Radko’s style has been called romantic, Old World and traditional. “They’re delightful, whimsical, luxurious,” says Pam Galloway, owner of the tony boutique Ferret in Studio City. The first and second families agree. Radko left Los Angeles and flew to Washington, where he dressed up the fireplace mantles in the Green Room and the Red Room of the White House, and the Christmas tree in the vice president’s mansion.
The Radko phenomenon seems to stem from his ability to animate and return to Christmases past. “These ornaments look like the ones Grandma had on the tree,” says Rick Angel, owner of Chatsworth Florist, which sold more than 8,000 to ravenous customers this year. “He’s giving us our Christmas fantasy; it’s like crawling back into our childhood when you look at his work.”
* Place the tree in warm tap water with one tablespoon of chlorine bleach and one tablespoon of corn syrup when it’s first set up.
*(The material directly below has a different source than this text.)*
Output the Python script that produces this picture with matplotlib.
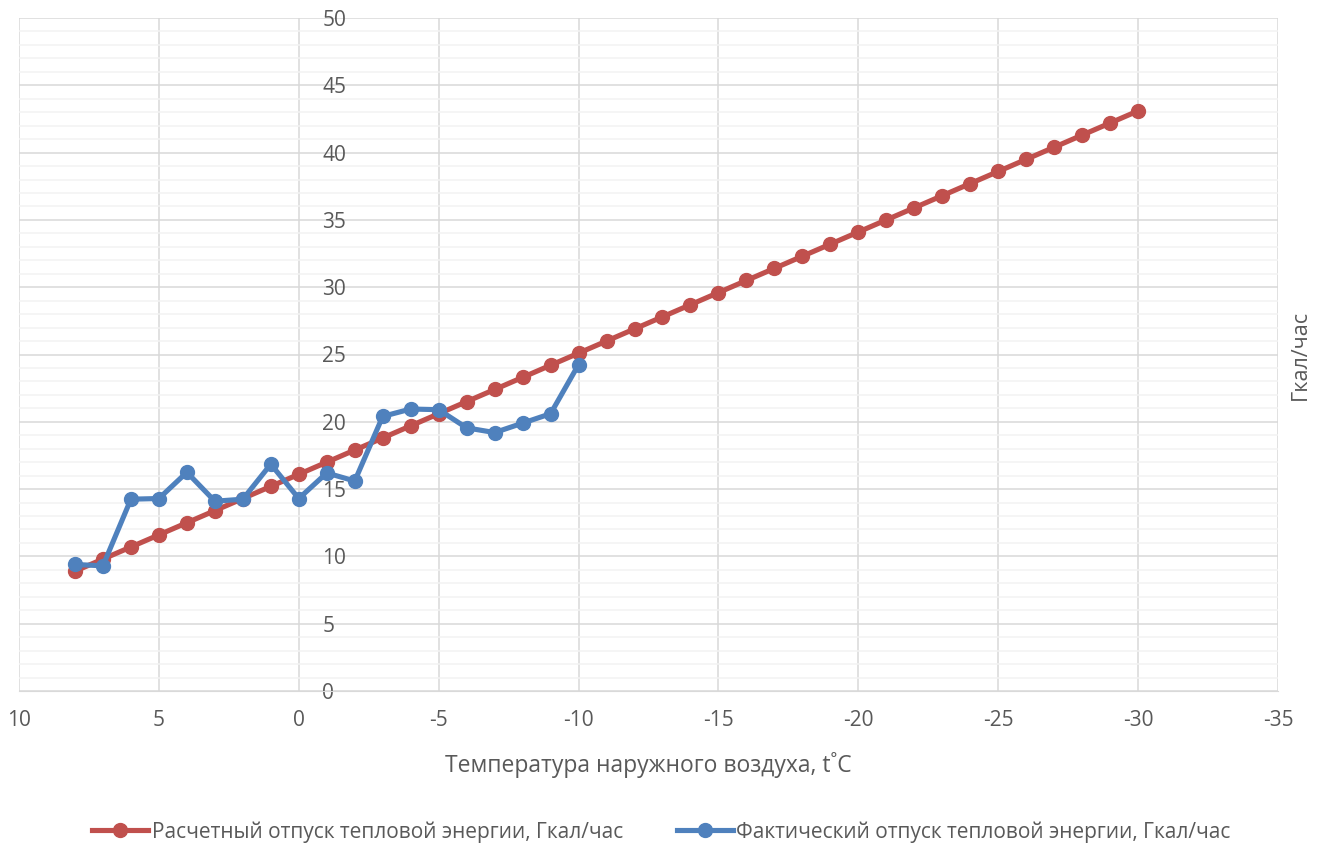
import matplotlib.pyplot as plt
from matplotlib.ticker import MultipleLocator

plt.rcParams['font.family'] = ['Open Sans', 'DejaVu Sans']
plt.rcParams['axes.unicode_minus'] = False

# outdoor temperature, deg C
temp_calc = [8, 7, 6, 5, 4, 3, 2, 1, 0, -1, -2, -3, -4, -5, -6, -7, -8, -9, -10,
             -11, -12, -13, -14, -15, -16, -17, -18, -19, -20,
             -21, -22, -23, -24, -25, -26, -27, -28, -29, -30]
heat_calc = [8.9, 9.8, 10.7, 11.6, 12.5, 13.4, 14.3, 15.2, 16.1, 17.0, 17.9, 18.8,
             19.7, 20.6, 21.5, 22.4, 23.3, 24.2, 25.1, 26.0, 26.9, 27.8, 28.7,
             29.6, 30.5, 31.4, 32.3, 33.2, 34.1, 35.0, 35.9, 36.8, 37.7, 38.6,
             39.5, 40.4, 41.3, 42.2, 43.1]

temp_fact = [8, 7, 6, 5, 4, 3, 2, 1, 0, -1, -2, -3, -4, -5, -6, -7, -8, -9, -10]
heat_fact = [9.4, 9.3, 14.25, 14.3, 16.25, 14.1, 14.25, 16.85, 14.3, 16.2, 15.6,
             20.4, 20.95, 20.9, 19.55, 19.2, 19.9, 20.6, 24.25]

label_calc = 'Расчетный отпуск тепловой энергии, Гкал/час'
label_fact = 'Фактический отпуск тепловой энергии, Гкал/час'

text_color = '#595959'

fig = plt.figure(figsize=(13.23, 8.48), dpi=100)
ax = fig.add_axes([19 / 1323, 1 - 691 / 848, (1278 - 19) / 1323, (691 - 18) / 848])

ax.plot(temp_calc, heat_calc, color='#C0504D', lw=3.7, marker='o', ms=10,
        label=label_calc, zorder=3)
ax.plot(temp_fact, heat_fact, color='#4F81BD', lw=3.7, marker='o', ms=10,
        label=label_fact, zorder=4)

ax.set_xlim(10, -35)
ax.set_ylim(0, 50)
ax.xaxis.set_major_locator(MultipleLocator(5))
ax.yaxis.set_major_locator(MultipleLocator(5))
ax.yaxis.set_minor_locator(MultipleLocator(1))

ax.grid(which='major', color='#D9D9D9', lw=1.1)
ax.grid(which='minor', axis='y', color='#F2F2F2', lw=1.1)
ax.set_axisbelow(True)

for s in ['top', 'left']:
    ax.spines[s].set_visible(False)
ax.spines['bottom'].set_color('#D9D9D9')
ax.spines['right'].set_position(('data', 0))
ax.spines['right'].set_visible(False)
ax.yaxis.tick_right()

ax.tick_params(axis='y', which='both', length=0, pad=17, labelsize=15,
               labelcolor=text_color)
ax.tick_params(axis='x', length=0, pad=14, labelsize=15, labelcolor=text_color)
for lab in ax.get_yticklabels():
    lab.set_horizontalalignment('left')

fig.text(648 / 1323, 1 - 765 / 848, 'Температура наружного воздуха, t˚C',
         ha='center', va='center', fontsize=16.5, color=text_color)
fig.text(1300 / 1323, 1 - 355 / 848, 'Гкал/час', rotation=90,
         ha='center', va='center', fontsize=15.5, color=text_color)

leg = fig.legend(loc='center', bbox_to_anchor=(0.5, 1 - 832 / 848), ncol=2,
                 frameon=False, fontsize=15, handlelength=2.7,
                 columnspacing=2.6, handletextpad=0.15)
for t in leg.get_texts():
    t.set_color(text_color)

fig.savefig('out.png', dpi=100)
Then, each day, add fresh warm water mixed with one tablespoon of corn syrup. Occasionally, add another tablespoon of bleach. The warm water keeps the sap flowing; the bleach keeps the water fresh; the corn syrup provides sugar and energy to help the pine needles stay soft.
* To add glitter and sparkle at the trunk of the tree where it’s normally rather dark, wrap inexpensive gold or silver garland around the entire length of the trunk.
* Use fishing wire to secure the tree to a bookcase or a wall just in case of earth tremors.
* Run lights up the center of the tree and then fan the lights out onto the tips of branches, always returning the lights to the center. This will avoid having the wires hung around the tree in an unsightly pattern.
* Use colored lights in addition to white lights. “Color adds mystery and magic to a tree,” says Radko.
* Place large ornaments at the bottom of the tree and smaller ones closer to the top to make it appear taller.